What’s so special about Elizabeth McIntosh? If you’re up on your CIA history, you might know her as “Betty” McIntosh, or “Spy Girl.”
In 1941, Betty McIntosh was an ordinary reporter working in Hawaii. She was on the island on December 7 that year when the Japanese attacked the harbor.
She even wrote about the event for the news outlets she worked for (1). Shortly afterward, she moved to Washington, D.C. and went to work for Scripps Howard, one of the largest syndicated news services in the world until it shut down in 2013 (2).
The Office of Strategic Services (OSS), the World War II forerunner to today’s Central Intelligence Agency, needed someone to write a story about a sugar cane harvester. The director of the OSS in 1943, General William J. “Wild Bill” Donovan was a friend of Betty’s father and she arranged to be interviewed for the position.
Almost overnight, Betty McIntosh went from covering Eleanor Roosevelt in the news to being one of the the U.S.’s most lethal intelligence assets.
Her recruitment into the OSS did not hinge on her father’s relationship with Donovan. Betty had other assets that gave her a leg up on the competition. For one, she was fluent in Japanese, a necessary skill at the time. She was assigned to the OSS Morale Operations unit, a branch of the service specifically charged with creating rumors and false news reports.
If the journalism profession could have its femme fatale, it would be Betty McIntosh. For her first story she was sent to India, where spy girls go if they are attached to the Far East division of the OSS.
Because the Japanese were told that if they surrendered they would lose their birthright, few of them ever did and that led to more U.S. casualties even as Allied Forces advanced a winning strategy. Betty’s job was to create false reports that encouraged the Japanese to surrender without feeling they were “losing their identity.”
The key to crafting false wartime reports that deceive the enemy is to make them believable. Betty McIntosh was responsible for forging a Japanese order that gave Japanese soldiers permission to surrender under certain conditions. The forgery worked because it followed a leadership change in the Japanese government, giving Spy Girl and her comrades the perfect window of opportunity.
After her initial foray into spying, Betty McIntosh got to fly behind enemy lines with a woman named Julia McWilliams, who you probably know as Julia Child. After landing in China, she began to craft radio scripts for a popular fortune teller.

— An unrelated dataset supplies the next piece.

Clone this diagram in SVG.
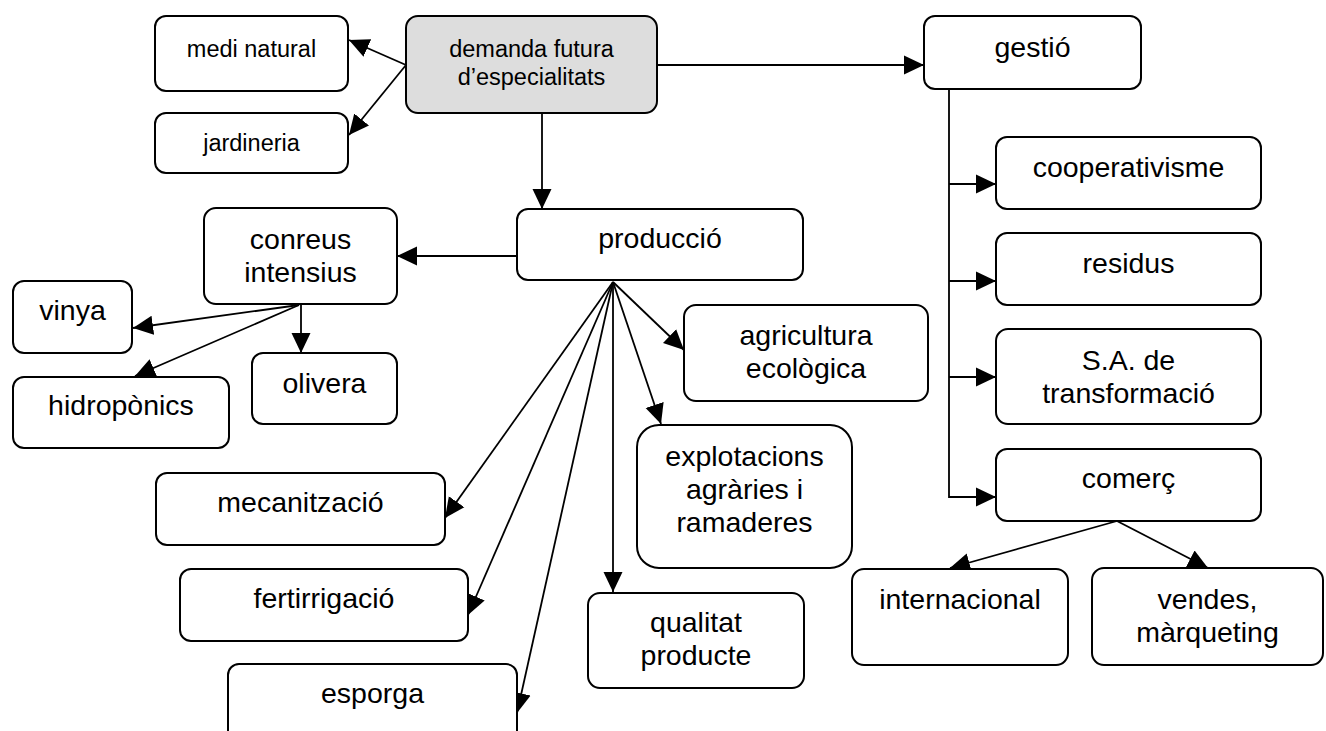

To shake up the Japanese, Betty made up a story about an earthquake that was going to hit Japan, but the script she wrote simply had the fortune teller predicting “something terrible” that would devastate the island of Japan. The prediction was supposedly based on the reading of the stars, which the Chinese and Japanese completely believed.
On the same day, in 1945, a plane called Enola Gay flew over Hiroshima and dropped 15,000 tons of TNT on the city, blasting it to ruins (3).
There has probably never been a more powerful moment of synchronicity in the history of war.
What Happened to Spy Girl After the War?
When she returned home after World War II, Betty McIntosh took up work with Glamour magazine. Compared to deceiving America’s enemies, writing about fashion trends was less than stimulating.
She applied for an open position with Voice of America, the U.S. government’s official news organization (4), and got the job.
Betty ended up marrying a military officer and took on work assignments with the Joint Chiefs of Staff, the State Department, and the United Nations. In 1947, she penned her memoir titled Undercover Girl. She also published a couple of children’s books.
After Allen Dulles became the first civilian CIA director (5), Betty boldly asked him if she could have a job.
Betty found herself performing some of the same tasks for the CIA that helped her build her reputation as America’s Spy Girl with the OSS. She retired in 1973.